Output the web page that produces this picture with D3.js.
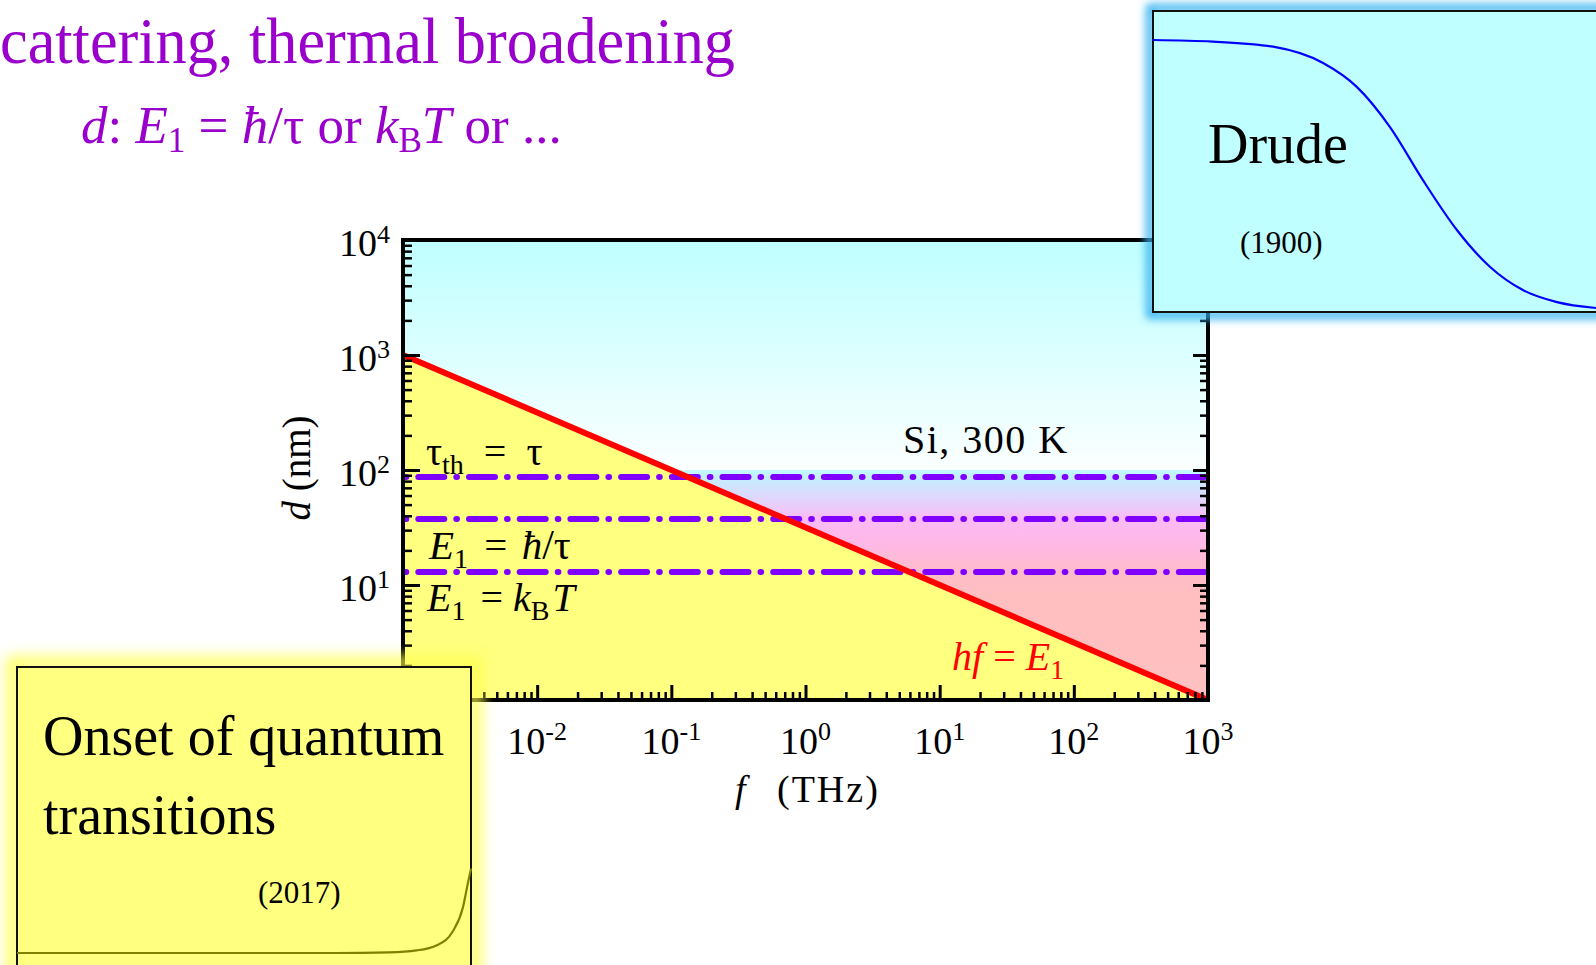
<!DOCTYPE html>
<html>
<head>
<meta charset="utf-8">
<script src="https://cdn.jsdelivr.net/npm/d3@7"></script>
<style>
  html, body { margin: 0; padding: 0; background: #ffffff; overflow: hidden; }
  svg { display: block; }
  text { font-family: "Liberation Serif", "Times New Roman", serif; }
</style>
</head>
<body>
<svg id="chart"></svg>
<script>
// ---- data ----
const xTickExps = [-3, -2, -1, 0, 1, 2, 3];      // f (THz) decades
const yTickExps = [0, 1, 2, 3, 4];               // d (nm) decades
const xLabelExps = [-2, -1, 0, 1, 2, 3];         // labelled decades (others sit under the inset)
const yLabelExps = [1, 2, 3, 4];
const freqTHz = [1e-3, 1e3];                     // hf = E1 boundary
const hfLength = [1000, 1];                      // d (nm) along the boundary
const limitLengths = [87, 37.5, 13];             // tau_th = tau, E1 = hbar/tau, E1 = kB T
// Drude inset curve (normalised inset coordinates)
const drudeU = [0, 0.135, 0.271, 0.384, 0.460, 0.535, 0.609, 0.686, 0.761, 0.835, 0.912, 1];
const drudeV = [1, 0.994, 0.975, 0.914, 0.825, 0.675, 0.478, 0.291, 0.153, 0.067, 0.022, 0];
// quantum-onset inset curve (normalised inset coordinates)
const onsetU = [0, 0.70, 0.82, 0.88, 0.925, 0.960, 0.982, 0.993, 1];
const onsetV = [0, 0, 0.008, 0.03, 0.09, 0.25, 0.52, 0.80, 0.97];

const W = 1596, H = 965;
const plot = { left: 403, right: 1208, top: 240, bottom: 700 };

const svg = d3.select("#chart").attr("width", W).attr("height", H);
const defs = svg.append("defs");

const x = d3.scaleLog().domain([1e-3, 1e3]).range([plot.left, plot.right]);
const y = d3.scaleLog().domain([1, 1e4]).range([plot.bottom, plot.top]);

// ---- gradients & filters ----
const gTop = defs.append("linearGradient").attr("id", "gTop")
  .attr("gradientUnits", "userSpaceOnUse").attr("x1", 0).attr("x2", 0)
  .attr("y1", plot.top).attr("y2", y(100));
[[0, "#bfffff"], [0.45, "#d9ffff"], [0.8, "#f0ffff"], [1, "#fbffff"]].forEach(s =>
  gTop.append("stop").attr("offset", s[0]).attr("stop-color", s[1]));

const gBand = defs.append("linearGradient").attr("id", "gBand")
  .attr("gradientUnits", "userSpaceOnUse").attr("x1", 0).attr("x2", 0)
  .attr("y1", y(100)).attr("y2", plot.bottom);
[[0, "#c0fbff"], [0.04, "#c6ecfd"], [0.13, "#e2d4fc"], [0.22, "#fcbaf6"],
 [0.33, "#ffb9e4"], [0.45, "#ffbcc8"], [0.56, "#ffbfc0"], [1, "#ffc0c0"]].forEach(s =>
  gBand.append("stop").attr("offset", s[0]).attr("stop-color", s[1]));

const blurC = defs.append("filter").attr("id", "glowCyan")
  .attr("x", "-20%").attr("y", "-20%").attr("width", "140%").attr("height", "140%");
blurC.append("feGaussianBlur").attr("stdDeviation", 4);
const blurY = defs.append("filter").attr("id", "glowYellow")
  .attr("x", "-20%").attr("y", "-20%").attr("width", "140%").attr("height", "140%");
blurY.append("feGaussianBlur").attr("stdDeviation", 7);

defs.append("clipPath").attr("id", "plotClip").append("rect")
  .attr("x", plot.left).attr("y", plot.top)
  .attr("width", plot.right - plot.left).attr("height", plot.bottom - plot.top);

// helper: text made of styled runs
function richText(parent, xPos, yPos, runs, opts = {}) {
  const t = parent.append("text").attr("x", xPos).attr("y", yPos)
    .attr("font-size", opts.size || 36).attr("fill", opts.fill || "#000")
    .attr("text-anchor", opts.anchor || "start");
  if (opts.transform) t.attr("transform", opts.transform);
  if (opts.spacing) t.attr("letter-spacing", opts.spacing);
  runs.forEach(r => {
    const s = t.append("tspan").text(r.t);
    if (r.i) s.attr("font-style", "italic");
    if (r.size) s.attr("font-size", r.size);
    if (r.dy) s.attr("dy", r.dy);
    if (r.dx) s.attr("dx", r.dx);
  });
  return t;
}

// ---- heading ----
svg.append("text").attr("x", 0).attr("y", 63)
  .attr("font-size", 65).attr("fill", "#9900cc")
  .attr("textLength", 735).attr("lengthAdjust", "spacingAndGlyphs")
  .text("cattering, thermal broadening");

richText(svg, 81, 143, [
  { t: "d", i: true }, { t: ": " }, { t: "E", i: true },
  { t: "1", size: 35, dy: 9 }, { t: " = ", dy: -9 }, { t: "ħ", i: true },
  { t: "/τ or " }, { t: "k", i: true }, { t: "B", size: 35, dy: 9 },
  { t: "T", i: true, dy: -9 }, { t: " or ..." }
], { size: 53, fill: "#9900cc" });

// ---- plot regions ----
const area = svg.append("g").attr("clip-path", "url(#plotClip)");
area.append("rect").attr("x", plot.left).attr("y", plot.top)
  .attr("width", plot.right - plot.left).attr("height", plot.bottom - plot.top)
  .attr("fill", "url(#gTop)");
area.append("rect").attr("x", plot.left).attr("y", y(100))
  .attr("width", plot.right - plot.left).attr("height", plot.bottom - y(100))
  .attr("fill", "url(#gBand)");

const boundary = freqTHz.map((f, i) => ({ f, d: hfLength[i] }));
area.append("path").datum(boundary)
  .attr("fill", "#ffff80")
  .attr("d", d3.area().x(p => x(p.f)).y0(plot.bottom).y1(p => y(p.d)));

// dash-dot limit lines
area.selectAll("line.limit").data(limitLengths).join("line")
  .attr("class", "limit")
  .attr("x1", plot.left).attr("x2", plot.right)
  .attr("y1", d => y(d)).attr("y2", d => y(d))
  .attr("stroke", "#8000ff").attr("stroke-width", 6)
  .attr("stroke-linecap", "round")
  .attr("stroke-dasharray", "26,12,0.7,12").attr("stroke-dashoffset", 35.4);

// hf = E1 boundary
area.append("path").datum(boundary)
  .attr("fill", "none").attr("stroke", "#ff0000").attr("stroke-width", 6)
  .attr("d", d3.line().x(p => x(p.f)).y(p => y(p.d)));

// ---- axes ----
const minor = exps => {
  const out = [];
  for (let k = exps[0]; k < exps[exps.length - 1]; k++)
    for (let m = 2; m <= 9; m++) out.push(m * Math.pow(10, k));
  return out;
};
const xMajor = xTickExps.map(e => Math.pow(10, e));
const yMajor = yTickExps.map(e => Math.pow(10, e));

function styleAxis(g, w) {
  g.select(".domain").remove();
  g.selectAll(".tick line").attr("stroke", "#000").attr("stroke-width", w);
  g.selectAll(".tick text").remove();
}
// bottom
svg.append("g").attr("transform", `translate(0,${plot.bottom})`)
  .call(d3.axisBottom(x).tickValues(minor(xTickExps)).tickSize(-8).tickFormat(""))
  .call(g => styleAxis(g, 2.5));
svg.append("g").attr("transform", `translate(0,${plot.bottom})`)
  .call(d3.axisBottom(x).tickValues(xMajor).tickSize(-15).tickFormat(""))
  .call(g => styleAxis(g, 3));
// left
svg.append("g").attr("transform", `translate(${plot.left},0)`)
  .call(d3.axisLeft(y).tickValues(minor(yTickExps)).tickSize(-9).tickFormat(""))
  .call(g => styleAxis(g, 2.5));
svg.append("g").attr("transform", `translate(${plot.left},0)`)
  .call(d3.axisLeft(y).tickValues(yMajor).tickSize(-17).tickFormat(""))
  .call(g => styleAxis(g, 3));
// right
svg.append("g").attr("transform", `translate(${plot.right},0)`)
  .call(d3.axisRight(y).tickValues(minor(yTickExps)).tickSize(-8).tickFormat(""))
  .call(g => styleAxis(g, 2.5));
svg.append("g").attr("transform", `translate(${plot.right},0)`)
  .call(d3.axisRight(y).tickValues(yMajor).tickSize(-15).tickFormat(""))
  .call(g => styleAxis(g, 3));
// frame
svg.append("rect").attr("x", plot.left).attr("y", plot.top)
  .attr("width", plot.right - plot.left).attr("height", plot.bottom - plot.top)
  .attr("fill", "none").attr("stroke", "#000").attr("stroke-width", 4);

// tick labels
xLabelExps.forEach(e => {
  richText(svg, x(Math.pow(10, e)), 754, [
    { t: "10" }, { t: String(e), size: 26, dy: -14 }
  ], { size: 38, anchor: "middle" });
});
yLabelExps.forEach(e => {
  richText(svg, 390, y(Math.pow(10, e)) + 16, [
    { t: "10" }, { t: String(e), size: 26, dy: -13 }
  ], { size: 38, anchor: "end" });
});

// axis titles
richText(svg, 0, 0, [{ t: "d", i: true }, { t: " (nm)" }],
  { size: 39, anchor: "middle", transform: "translate(310,468) rotate(-90)" });
richText(svg, 735, 802, [{ t: "f", i: true }], { size: 38 });
svg.append("text").attr("x", 777).attr("y", 802).attr("font-size", 38)
  .attr("letter-spacing", 2).attr("fill", "#000").text("(THz)");

// in-plot labels
richText(svg, 426, 465, [
  { t: "τ" }, { t: "th", size: 28, dy: 9 }, { t: "\u2002=\u2002τ", dy: -9 }
], { size: 40 });
richText(svg, 429, 559, [
  { t: "E", i: true }, { t: "1", size: 28, dy: 9 }, { t: " = ", dy: -9, dx: 6 },
  { t: "ħ", i: true, dx: 4 }, { t: "/τ", size: 42 }
], { size: 41 });
richText(svg, 427, 611, [
  { t: "E", i: true }, { t: "1", size: 28, dy: 9 }, { t: " = ", dy: -9, dx: 5 },
  { t: "k", i: true }, { t: "B", size: 28, dy: 9 }, { t: "T", i: true, dy: -9, dx: 3 }
], { size: 40 });
svg.append("text").attr("x", 903).attr("y", 453).attr("font-size", 40)
  .attr("letter-spacing", 1.5).attr("fill", "#000").text("Si, 300 K");
richText(svg, 952, 670, [
  { t: "hf", i: true }, { t: " = " }, { t: "E", i: true },
  { t: "1", size: 28, dy: 9 }
], { size: 40, fill: "#ff0000" });

// ---- Drude inset ----
const dBox = { x: 1153, y: 11, w: 460, h: 301 };
svg.append("rect").attr("x", dBox.x - 3).attr("y", dBox.y - 3)
  .attr("width", dBox.w + 6).attr("height", dBox.h + 6)
  .attr("fill", "none").attr("stroke", "#38b4f0").attr("stroke-width", 8)
  .attr("filter", "url(#glowCyan)");
svg.append("rect").attr("x", dBox.x).attr("y", dBox.y)
  .attr("width", dBox.w).attr("height", dBox.h)
  .attr("fill", "#bfffff").attr("stroke", "#111").attr("stroke-width", 2);
const du = d3.scaleLinear().domain([0, 1]).range([dBox.x, 1596]);
const dv = d3.scaleLinear().domain([0, 1]).range([308, 40]);
svg.append("path").datum(drudeU.map((u, i) => [u, drudeV[i]]))
  .attr("fill", "none").attr("stroke", "#0000ff").attr("stroke-width", 2.2)
  .attr("d", d3.line().x(p => du(p[0])).y(p => dv(p[1])).curve(d3.curveMonotoneX));
svg.append("text").attr("x", 1208).attr("y", 163).attr("font-size", 56)
  .attr("fill", "#000").text("Drude");
svg.append("text").attr("x", 1240).attr("y", 253).attr("font-size", 31)
  .attr("fill", "#000").text("(1900)");

// ---- quantum-onset inset ----
const oBox = { x: 17, y: 667, w: 454, h: 330 };
svg.append("rect").attr("x", oBox.x - 4).attr("y", oBox.y - 4)
  .attr("width", oBox.w + 8).attr("height", oBox.h + 8)
  .attr("fill", "none").attr("stroke", "#ffff50").attr("stroke-width", 14)
  .attr("opacity", 0.85).attr("filter", "url(#glowYellow)");
svg.append("rect").attr("x", oBox.x).attr("y", oBox.y)
  .attr("width", oBox.w).attr("height", oBox.h)
  .attr("fill", "#ffff80").attr("stroke", "#111").attr("stroke-width", 2);
const ou = d3.scaleLinear().domain([0, 1]).range([oBox.x, oBox.x + oBox.w]);
const ov = d3.scaleLinear().domain([0, 1]).range([953, 866]);
svg.append("path").datum(onsetU.map((u, i) => [u, onsetV[i]]))
  .attr("fill", "none").attr("stroke", "#808000").attr("stroke-width", 2.2)
  .attr("d", d3.line().x(p => ou(p[0])).y(p => ov(p[1])).curve(d3.curveMonotoneX));
svg.append("text").attr("x", 43).attr("y", 755).attr("font-size", 56)
  .attr("fill", "#000").text("Onset of quantum");
svg.append("text").attr("x", 43).attr("y", 834).attr("font-size", 56)
  .attr("fill", "#000").text("transitions");
svg.append("text").attr("x", 258).attr("y", 903).attr("font-size", 31)
  .attr("fill", "#000").text("(2017)");
</script>
</body>
</html>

- - -

- **Given instruction**: Please restate the material above line by line, exactly, beginning at its first line and ending with the line that contains "d3.scaleLog().domain([1, 1e4]).range([plot.bottom, plot.top]);", without any pictures.

- **Solution**:
Output the web page that produces this picture with D3.js.
<!DOCTYPE html>
<html>
<head>
<meta charset="utf-8">
<script src="https://cdn.jsdelivr.net/npm/d3@7"></script>
<style>
  html, body { margin: 0; padding: 0; background: #ffffff; overflow: hidden; }
  svg { display: block; }
  text { font-family: "Liberation Serif", "Times New Roman", serif; }
</style>
</head>
<body>
<svg id="chart"></svg>
<script>
// ---- data ----
const xTickExps = [-3, -2, -1, 0, 1, 2, 3];      // f (THz) decades
const yTickExps = [0, 1, 2, 3, 4];               // d (nm) decades
const xLabelExps = [-2, -1, 0, 1, 2, 3];         // labelled decades (others sit under the inset)
const yLabelExps = [1, 2, 3, 4];
const freqTHz = [1e-3, 1e3];                     // hf = E1 boundary
const hfLength = [1000, 1];                      // d (nm) along the boundary
const limitLengths = [87, 37.5, 13];             // tau_th = tau, E1 = hbar/tau, E1 = kB T
// Drude inset curve (normalised inset coordinates)
const drudeU = [0, 0.135, 0.271, 0.384, 0.460, 0.535, 0.609, 0.686, 0.761, 0.835, 0.912, 1];
const drudeV = [1, 0.994, 0.975, 0.914, 0.825, 0.675, 0.478, 0.291, 0.153, 0.067, 0.022, 0];
// quantum-onset inset curve (normalised inset coordinates)
const onsetU = [0, 0.70, 0.82, 0.88, 0.925, 0.960, 0.982, 0.993, 1];
const onsetV = [0, 0, 0.008, 0.03, 0.09, 0.25, 0.52, 0.80, 0.97];

const W = 1596, H = 965;
const plot = { left: 403, right: 1208, top: 240, bottom: 700 };

const svg = d3.select("#chart").attr("width", W).attr("height", H);
const defs = svg.append("defs");

const x = d3.scaleLog().domain([1e-3, 1e3]).range([plot.left, plot.right]);
const y = d3.scaleLog().domain([1, 1e4]).range([plot.bottom, plot.top]);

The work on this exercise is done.